Edgartown is gearing up for Fourth of July festivities with extended bar hours and parade plans in place.

Parade organizer Joseph E. Sollitto Jr. appeared before selectmen Monday to formally invite them to judge the float contest at the town parade.

Little will change this year, Mr. Sollitto said. Assistant to selectmen Kristy Rose is leading the organization, he said, while he and town clerk Wanda Williams, also a longtime parade organizer, are following along.

One new element will be the addition of people running for office — selectmen have approved the inclusion of candidates for Mr. Sollitto’s position as Dukes County superior court clerk. Mr. Sollitto is not running for re-election this year, though he said he will continue to organize the parade.

Candidates are not allowed to pass out fliers. And anyone who hands out candy is asked to do so “respectfully and carefully,” Mr. Sollitto said.

The parade will start promptly at 5 p.m., Mr. Sollitto said, following the tradition of longtime parade organizer Fred B. (Ted) Morgan Jr.

“As it always has,” selectman Art Smadbeck responded.

“Always,” Ms. Williams said.

Mrs. Rose said participants can register for the parade by calling her at town hall or visiting the website. “I had a lot of people call and register today, which is great,” she said. “It’d be great if everybody could register so we know who’s coming.”

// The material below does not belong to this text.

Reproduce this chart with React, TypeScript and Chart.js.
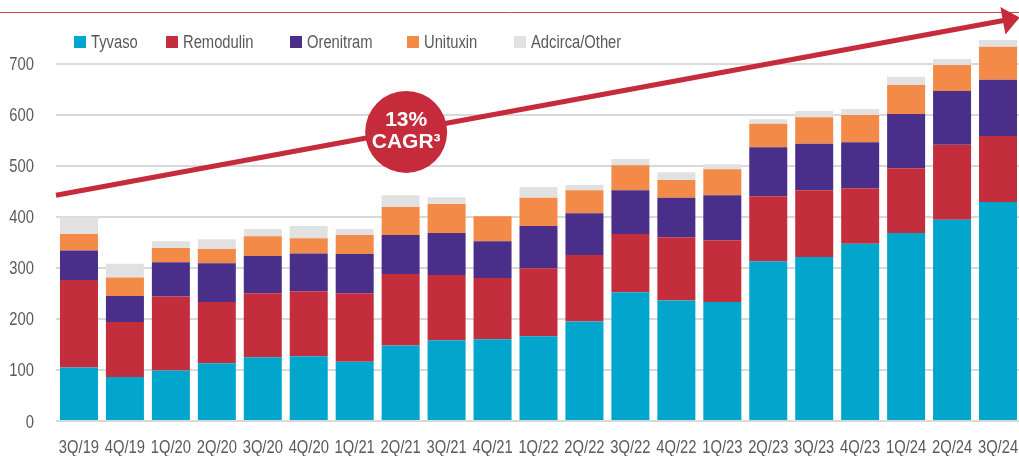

Participants should arrive by 4 p.m. at the latest and ideally between 2:30 and 4 p.m., Mr. Sollitto said. Those with convertibles to carry selectmen and veterans are asked to arrive by 3:30 so they can be at the front of the line.

“Another year,” selectman Michael Donaroma said.

“It goes by so fast,” Mr. Sollitto said.

In other business police chief Bruce McNamee said the police department does not object to extended bar hours on the Fourth of July. Last call will be extended to 1 a.m. with closing at 2 a.m.

Chief McNamee and selectmen briefly discussed a proposed change to the wording of the police contract. The existing collective bargaining agreements states that employees should complete 75 mandatory hours of physical training in a 12-month period, and if they do they get $800.

Four officers participated in the program, the chief said, and previous police chief David Rossi and representatives from police unions said it was their understanding the requirement was meant to be voluntary.

Mr. Smadbeck and Mr. Donaroma, who both attended bargaining sessions, said they also thought the requirement was meant to be voluntary.

Discussion was postponed so police and selectmen could explore the matter with new town administrator James Hagerty.

The board also agreed to further discuss concerns about traffic and bicycles on Upper Main street. Resident Sara Piazza sent selectmen a letter outlining concerns about the area.

“It’s a very tough spot,” Mr. Smadbeck said.

At the end of the meeting dredge committee assistant Juliet Mulinare updated selectmen about whether Tisbury could hire Edgartown’s dredge for urgently needed dredging at Lake Tashmoo.

“We’re exploring every possibility,” Ms. Mulinare said. “Because of the sort of immediate nature of the job we’re not really set up to go in.”

The dredge is stored at the town barn. A crane would need to be used to get the dredge from the barn to Tashmoo.

Edgartown dredge operator Donnie Benefit is agreeable and willing to find a solution, Ms. Mulinare said. “Everybody wants to get this done, they’re just up against...red tape and trying to figure out the logistics.”